People keep saying “AI is the death of SaaS.” I think that’s slightly wrong.
AI alone is not killing SaaS. What’s actually happening is that AI + the thousand tiny annoyances of SaaS is killing SaaS. For years, we tolerated software because building custom software was expensive, slow, and painful. So even if a product was only 80% right for your workflow, you adapted yourself to the software instead of the other way around.
But AI changed the cost equation. At one of my companies we use Retool for reporting. Retool is great at what it does. This is not a knock on them. But our CEO used Claude to mock up the exact dashboard he wanted. Traditionally, I would have built that inside Retool. Even with Retool AI, it still would’ve taken time, compromises, and it definitely wouldn’t have matched the design exactly.

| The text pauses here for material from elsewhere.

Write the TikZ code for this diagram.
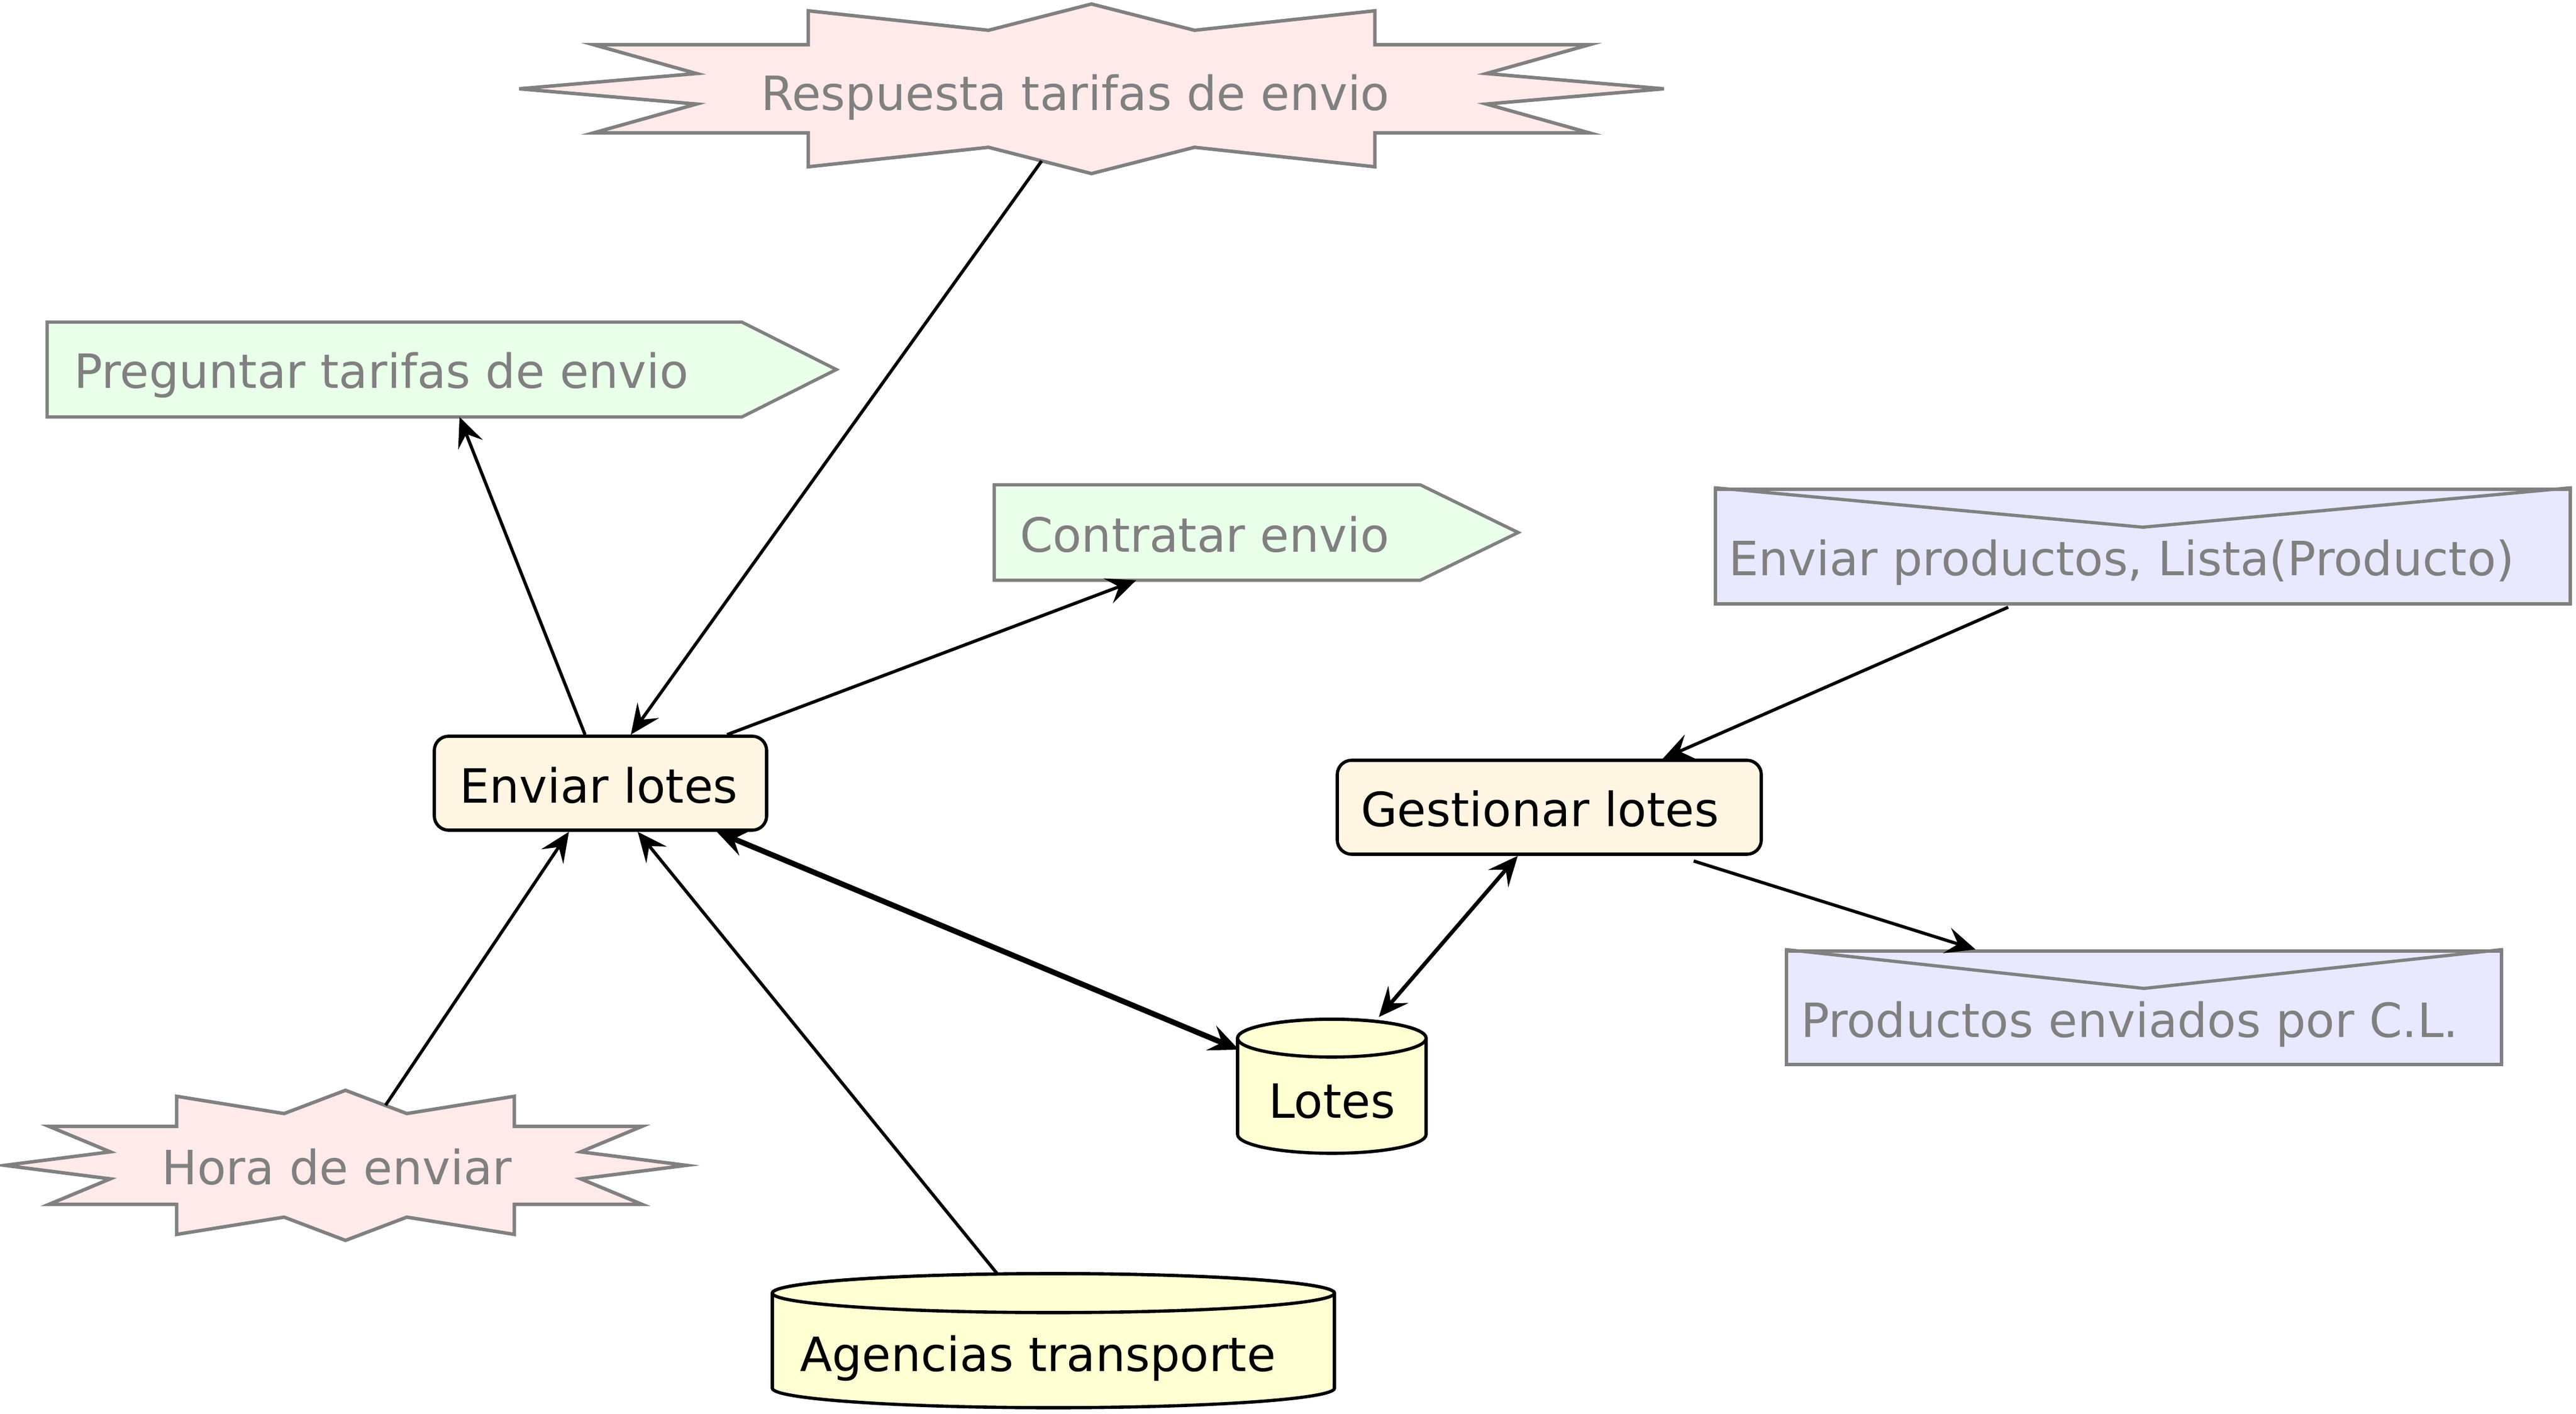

Instead, I dropped the design HTML from Claude into my normal Copilot workflow and had the exact dashboard deployed to Vercel in about 2 hours. That’s the shift. The “build vs buy” decision used to happen at massive scales. Now AI has pushed that threshold down so far that even minor annoyances start tipping the scale toward “just build it.”
I saw this personally with Log My Lift. There are already tons of workout tracking apps. Most are honestly pretty good. But every single one had little things that annoyed me:
– How exercises were entered
– How sets/reps were logged
– Handling missed reps or partial sets
– Supporting timed exercises vs rep-based vs weight+rep equally well
– How progressive overload was visualized
– Random UX friction everywhere
None of those issues individually justified building a new app a few years ago. Today? They do. Because now the question isn’t:
“Should I spend 6 months building custom software just for myself?”
It’s:
“Should I spend a weekend fixing all the things that annoy me?”
That’s a completely different calculation.
This is the new reality. We all have the tools to build what we want instantly.